* **Task details**
Below are the records; extract from them the line containing "Generate a web" to the line containing "const meanValues = [0.659, 0.617, 0.801, 0.645, 0.648, 0.701];", both lines included, exactly and with no pictures.

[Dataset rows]
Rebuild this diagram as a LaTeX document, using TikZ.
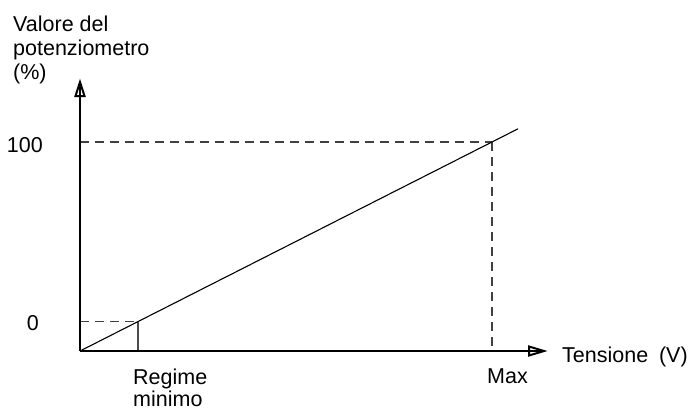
\documentclass[tikz,border=0pt]{standalone}
\usepackage{fontspec}
\setmainfont{Liberation Sans}
\begin{document}
\begin{tikzpicture}[x=1pt,y=-1pt,
  lbl/.style={inner sep=0pt,font=\fontsize{21.5}{24}\selectfont},
  axisline/.style={line width=2.4pt},
  arrowhead/.style={line width=2pt,line join=miter},
  guide/.style={line width=1.2pt,draw=black!75,dash pattern=on 9pt off 6pt},
  tick/.style={line width=1.2pt,draw=black!70},
  curve/.style={line width=1.1pt}]
\useasboundingbox (0,0) rectangle (688,410);
\coordinate (O) at (80,351);
\coordinate (Ytop) at (80,82);
\coordinate (Xend) at (544,351);
\coordinate (p0y) at (80,321.6);
\coordinate (p0) at (138,321.6);
\coordinate (p0x) at (138,351);
\coordinate (p100y) at (80,142);
\coordinate (p100) at (492,142);
\coordinate (p100x) at (492,351);
\coordinate (Lend) at (518,128.8);
% guides
\draw[guide] (p0y) -- (p0);
\draw[tick] (p0) -- (p0x);
\draw[guide] (p100y) -- (p100);
\draw[guide] (p100) -- (p100x);
% characteristic line
\draw[curve] (O) -- (Lend);
% axes
\draw[axisline] (O) -- ([yshift=-4pt]Ytop);
\draw[axisline] (O) -- ([xshift=-4pt]Xend);
\draw[arrowhead] (Ytop) -- ++(-4.5,14) -- ++(9,0) -- cycle;
\draw[arrowhead] (Xend) -- ++(-15,-4.5) -- ++(0,9) -- cycle;
% labels
\node[lbl,anchor=base west] (t1) at (13,31) {Valore del};
\node[lbl,anchor=base west] (t2) at (13,55) {potenziometro};
\node[lbl,anchor=base west] (t3) at (13,79) {(\%)};
\node[lbl,anchor=base east] (n100) at (43,152) {100};
\node[lbl,anchor=base east] (n0) at (39,330) {0};
\node[lbl,anchor=base west] (r1) at (133,384) {Regime};
\node[lbl,anchor=base west] (r2) at (133,406) {minimo};
\node[lbl,anchor=base west] (mx) at (487,383) {Max};
\node[lbl,anchor=base west] (xl) at (562,362) {Tensione\hspace{0.5em}(V)};
\end{tikzpicture}
\end{document}
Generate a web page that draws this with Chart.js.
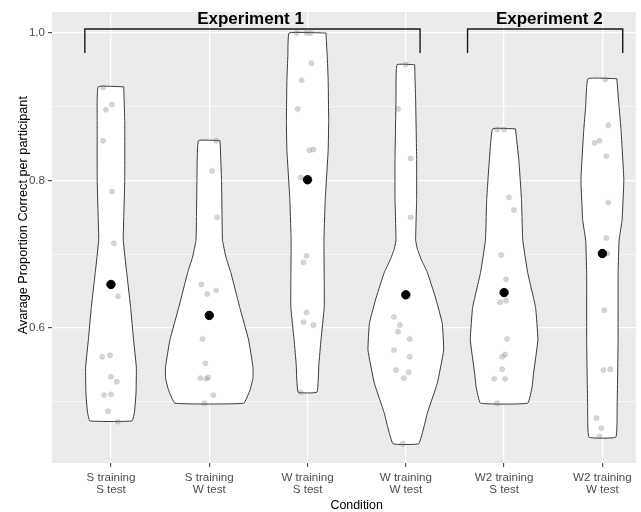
<!DOCTYPE html>
<html>
<head>
<meta charset="utf-8">
<script src="https://cdn.jsdelivr.net/npm/chart.js@4.4.1/dist/chart.umd.min.js"></script>
<style>
  html, body { margin: 0; padding: 0; background: #fff; }
</style>
</head>
<body>
<canvas id="chart" width="641" height="512"></canvas>
<script>
// categories (x positions 1..6)
const conditionLabels = [
  ['S training', 'S test'],
  ['S training', 'W test'],
  ['W training', 'S test'],
  ['W training', 'W test'],
  ['W2 training', 'S test'],
  ['W2 training', 'W test']
];

const yTicks = [0.5, 0.6, 0.7, 0.8, 0.9, 1.0];
const yTickLabels = ['', '0.6', '', '0.8', '', '1.0'];

// mean per condition (black dots)
const meanValues = [0.659, 0.617, 0.801, 0.645, 0.648, 0.701];

// participants: [jitter, proportion correct]
const ptsSS = [[-0.08,0.926],[0.01,0.903],[-0.05,0.896],[-0.08,0.854],[0.01,0.785],[0.03,0.715],[0.07,0.643],
  [-0.09,0.561],[-0.01,0.563],[0.0,0.534],[0.06,0.527],[-0.07,0.509],[0.0,0.510],[-0.03,0.487],[0.07,0.473]];
const ptsSW = [[0.07,0.854],[0.03,0.813],[0.08,0.750],[-0.08,0.659],[-0.02,0.646],[0.07,0.651],[-0.07,0.585],
  [-0.04,0.552],[-0.09,0.532],[-0.03,0.531],[-0.01,0.533],[0.04,0.509],[-0.05,0.498]];
const ptsWS = [[-0.11,1.0],[-0.01,1.0],[0.03,1.0],[0.04,0.959],[-0.06,0.936],[-0.10,0.897],[0.02,0.841],[0.06,0.842],
  [-0.07,0.804],[-0.01,0.698],[-0.04,0.689],[-0.01,0.621],[-0.04,0.608],[0.06,0.604],[-0.07,0.513]];
const ptsWW = [[0.0,0.957],[-0.08,0.897],[0.05,0.830],[0.05,0.750],[-0.12,0.615],[-0.06,0.604],[-0.08,0.595],
  [0.04,0.585],[-0.12,0.570],[0.04,0.561],[-0.10,0.543],[0.03,0.540],[-0.02,0.532],[-0.03,0.443]];
const ptsW2S = [[-0.07,0.869],[0.0,0.869],[0.05,0.777],[0.10,0.760],[-0.03,0.699],[0.02,0.666],[-0.04,0.635],[0.02,0.637],
  [0.03,0.585],[-0.02,0.561],[0.01,0.564],[-0.02,0.544],[-0.10,0.531],[0.01,0.531],[-0.07,0.498]];
const ptsW2W = [[0.03,0.937],[0.06,0.875],[-0.08,0.851],[-0.03,0.854],[0.04,0.833],[0.06,0.770],[0.04,0.722],
  [0.05,0.701],[0.02,0.624],[0.01,0.543],[0.08,0.544],[-0.06,0.478],[-0.01,0.464],[-0.03,0.453]];

// violin outlines: [proportion, half width]
const violinSS = [[0.927,0.13],[0.88,0.14],[0.80,0.14],[0.75,0.13],[0.719,0.125],[0.675,0.16],[0.628,0.20],
  [0.584,0.23],[0.547,0.258],[0.512,0.255],[0.487,0.24],[0.474,0.215]];
const violinSW = [[0.854,0.11],[0.80,0.125],[0.75,0.13],[0.719,0.135],[0.696,0.17],[0.675,0.22],[0.628,0.31],
  [0.584,0.40],[0.547,0.445],[0.532,0.445],[0.516,0.415],[0.498,0.35]];
const violinWS = [[1.0,0.187],[0.97,0.20],[0.936,0.21],[0.88,0.215],[0.841,0.21],[0.774,0.18],[0.719,0.167],
  [0.66,0.17],[0.628,0.17],[0.584,0.137],[0.55,0.115],[0.513,0.096]];
const violinWW = [[0.957,0.09],[0.909,0.10],[0.83,0.11],[0.774,0.11],[0.719,0.10],[0.706,0.12],[0.692,0.16],
  [0.675,0.22],[0.642,0.30],[0.607,0.37],[0.570,0.385],[0.525,0.32],[0.485,0.22],[0.466,0.185],[0.443,0.13]];
const violinW2S = [[0.870,0.116],[0.828,0.15],[0.774,0.177],[0.719,0.19],[0.675,0.24],[0.628,0.32],[0.584,0.344],
  [0.539,0.30],[0.52,0.285],[0.498,0.24]];
const violinW2W = [[0.938,0.147],[0.90,0.17],[0.868,0.19],[0.801,0.218],[0.746,0.20],[0.719,0.17],[0.675,0.16],
  [0.584,0.16],[0.493,0.15],[0.452,0.137]];

// experiment brackets and labels
const bracketExp1 = [[0.734,0.973],[0.734,1.0054],[4.145,1.0054],[4.145,0.973]];
const bracketExp2 = [[4.628,0.973],[4.628,1.0054],[6.207,1.0054],[6.207,0.973]];
const bracketLabels = ['Experiment 1', 'Experiment 2'];
const bracketLabelPos = [[2.42,1.019],[5.46,1.019]];

const xTitle = 'Condition';
const yTitle = 'Avarage Proportion Correct per participant';

const points = [ptsSS, ptsSW, ptsWS, ptsWW, ptsW2S, ptsW2W];
const violins = [violinSS, violinSW, violinWS, violinWW, violinW2S, violinW2W];

const FONT = '"Liberation Sans", Arial, sans-serif';

const datasets = [];

datasets.push({
  label: 'mean',
  data: meanValues.map((v, i) => ({ x: i + 1, y: v })),
  backgroundColor: '#000',
  borderColor: '#000',
  pointRadius: 4.2,
  order: 0
});

datasets.push({
  label: 'participants',
  data: points.flatMap((arr, i) => arr.map(([j, v]) => ({ x: i + 1 + j, y: v }))),
  backgroundColor: 'rgba(120,120,120,0.3)',
  borderColor: 'rgba(110,110,110,0.15)',
  borderWidth: 0.6,
  pointRadius: 2.7,
  order: 1
});

violins.forEach((profile, i) => {
  const c = i + 1;
  const right = profile.map(([v, hw]) => ({ x: c + hw, y: v }));
  const left = profile.slice().reverse().map(([v, hw]) => ({ x: c - hw, y: v }));
  datasets.push({
    type: 'line',
    label: 'violin' + c,
    data: [...right, ...left, right[0]],
    backgroundColor: '#ffffff',
    borderColor: '#3a3a3a',
    borderWidth: 1,
    fill: 'shape',
    pointRadius: 0,
    tension: 0.1, // also keeps chart.js off its sorted-x fast path
    order: 2
  });
});

[bracketExp1, bracketExp2].forEach((br, i) => {
  datasets.push({
    type: 'line',
    label: 'bracket' + (i + 1),
    data: br.map(([x, y]) => ({ x, y })),
    borderColor: '#1a1a1a',
    borderWidth: 1.4,
    fill: false,
    pointRadius: 0,
    tension: 0,
    order: 3
  });
});

const panelBg = {
  id: 'panelBg',
  beforeDraw(chart) {
    const { ctx, chartArea: a } = chart;
    ctx.save();
    ctx.fillStyle = '#EBEBEB';
    ctx.fillRect(a.left, a.top, a.right - a.left, a.bottom - a.top);
    ctx.restore();
  }
};

const annotations = {
  id: 'annotations',
  afterDatasetsDraw(chart) {
    const { ctx, scales: { x, y } } = chart;
    ctx.save();
    ctx.fillStyle = '#000';
    ctx.textAlign = 'center';
    ctx.textBaseline = 'middle';
    ctx.font = 'bold 17px ' + FONT;
    bracketLabels.forEach((t, i) => {
      ctx.fillText(t, x.getPixelForValue(bracketLabelPos[i][0]), y.getPixelForValue(bracketLabelPos[i][1]));
    });
    ctx.restore();
  },
  afterDraw(chart) {
    const { ctx, scales: { x, y } } = chart;
    ctx.save();
    ctx.fillStyle = '#000';
    ctx.textAlign = 'center';
    ctx.textBaseline = 'middle';
    ctx.font = '12.4px ' + FONT;
    // axis titles: centred on the full (uncropped) panel
    ctx.fillText(xTitle, x.getPixelForValue(3.5), 505.5);
    ctx.font = '12.7px ' + FONT;
    ctx.translate(23, y.getPixelForValue(0.753));
    ctx.rotate(-Math.PI / 2);
    ctx.fillText(yTitle, 0, 0);
    ctx.restore();
  }
};

new Chart(document.getElementById('chart'), {
  type: 'scatter',
  data: { datasets },
  plugins: [panelBg, annotations],
  options: {
    responsive: false,
    animation: false,
    devicePixelRatio: 1,
    events: [],
    layout: { padding: { top: 12, right: 2, left: 0, bottom: 0 } },
    plugins: {
      legend: { display: false },
      tooltip: { enabled: false }
    },
    scales: {
      x: {
        type: 'linear',
        min: 0.4,
        max: 6.34,
        afterBuildTicks: s => { s.ticks = conditionLabels.map((_, i) => ({ value: i + 1 })); },
        afterFit: s => { s.height = 49; },
        border: { display: false },
        grid: {
          color: '#ffffff',
          lineWidth: 1.3,
          tickColor: '#333333',
          tickWidth: 1,
          tickLength: 4
        },
        ticks: {
          autoSkip: false,
          maxRotation: 0,
          padding: 4.5,
          color: '#4D4D4D',
          font: { family: FONT, size: 11.6, lineHeight: 1.07 },
          callback: (v, i) => conditionLabels[i]
        }
      },
      y: {
        type: 'linear',
        min: 0.4169,
        max: 1.0285,
        afterBuildTicks: s => { s.ticks = yTicks.map(v => ({ value: v })); },
        afterFit: s => { s.width = 52; },
        border: { display: false },
        grid: {
          color: '#ffffff',
          lineWidth: c => (yTickLabels[c.index] ? 1.3 : 0.6),
          tickColor: c => (yTickLabels[c.index] ? '#333333' : 'rgba(0,0,0,0)'),
          tickWidth: 1,
          tickLength: 4
        },
        ticks: {
          padding: 3,
          color: '#4D4D4D',
          font: { family: FONT, size: 11.6 },
          callback: (v, i) => yTickLabels[i]
        }
      }
    }
  }
});
</script>
</body>
</html>
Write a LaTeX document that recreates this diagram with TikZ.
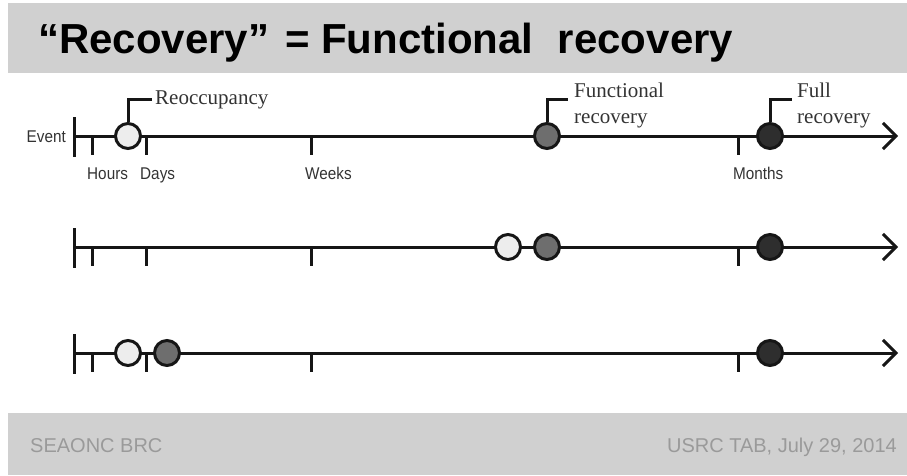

* **Expected answer**
Generate a web page that draws this with Chart.js.
<!DOCTYPE html>
<html>
<head>
<meta charset="utf-8">
<script src="https://cdn.jsdelivr.net/npm/chart.js@4.4.1/dist/chart.umd.min.js"></script>
<style>
  html, body { margin: 0; padding: 0; background: #fff; }
</style>
</head>
<body>
<canvas id="chart" width="641" height="512"></canvas>
<script>
// categories (x positions 1..6)
const conditionLabels = [
  ['S training', 'S test'],
  ['S training', 'W test'],
  ['W training', 'S test'],
  ['W training', 'W test'],
  ['W2 training', 'S test'],
  ['W2 training', 'W test']
];

const yTicks = [0.5, 0.6, 0.7, 0.8, 0.9, 1.0];
const yTickLabels = ['', '0.6', '', '0.8', '', '1.0'];

// mean per condition (black dots)
const meanValues = [0.659, 0.617, 0.801, 0.645, 0.648, 0.701];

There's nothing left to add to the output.